In the "Global Employment Trends 2013" report released on Jan. 22, the ILO, the employment watchdog of the United Nations, said Taiwan's youth unemployment rate for the 15-24 age group in July was higher than the 9.6 percent registered by its rival South Korea in the same month.
The ILO's figure showed youth unemployment in Taiwan was much worse than the overall jobless situation in the country.
According to the statistics compiled by Taiwan's government, the local jobless rate in July stood at 4.25 percent.
For 2012 as a whole, Taiwan's overall unemployment rate was 4.24 percent, down 0.15 percentage points from a year earlier and the closest it has been to 4 percent since 2008, when the country's jobless rate was 4.14 percent.
As for the economy in East Asia, the ILO said it was impacted by various unfavorable global factors, including the lingering debt problems in the eurozone, which pushed up youth unemployment in 2012 by 0.3 percentage points to 9.5 percent.
More young men in East Asia were unemployed compared to young women. The report showed the jobless rate of male youth in East Asia in 2012 reached 11.2 percent, while unemployment for female youth in the region was 7.6 percent.
For East Asia as a whole, youth unemployment was also more severe than overall unemployment. The number of unemployed youth was 2.7 times that of the rate for older groups in the labor force.
In addition to the unsatisfactory employment data for youth in East Asia, the ILO said the overall job market conditions in the region was disappointing, adding that employment in the region for 2012 rose only 0.5 percentage points or about 4.5 million people from a year earlier.
Before the global financial crisis broke out, employment had risen 1.2 percentage points annually during the 2002-2007 period, the report sad.

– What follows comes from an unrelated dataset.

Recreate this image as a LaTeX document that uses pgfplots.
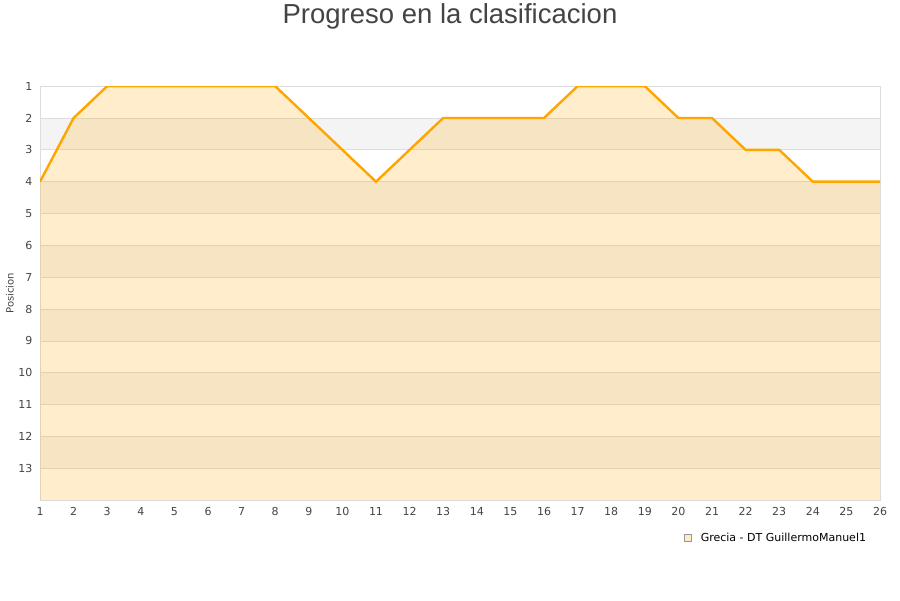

Employment in Macau in mid-2012 meanwhile rose 4.9 percentage points from the the same period of 2011, compared with an increase of 2.7 percentage points in Hong Kong, a rise of 1.9 percentage points in South Korea, and an increase of 1.2 percentage points in Taiwan.
The report said employment growth in Taiwan and South Korea between 2012 and 2014 is expected to range between 0.5 percentage points and 1 percentage point.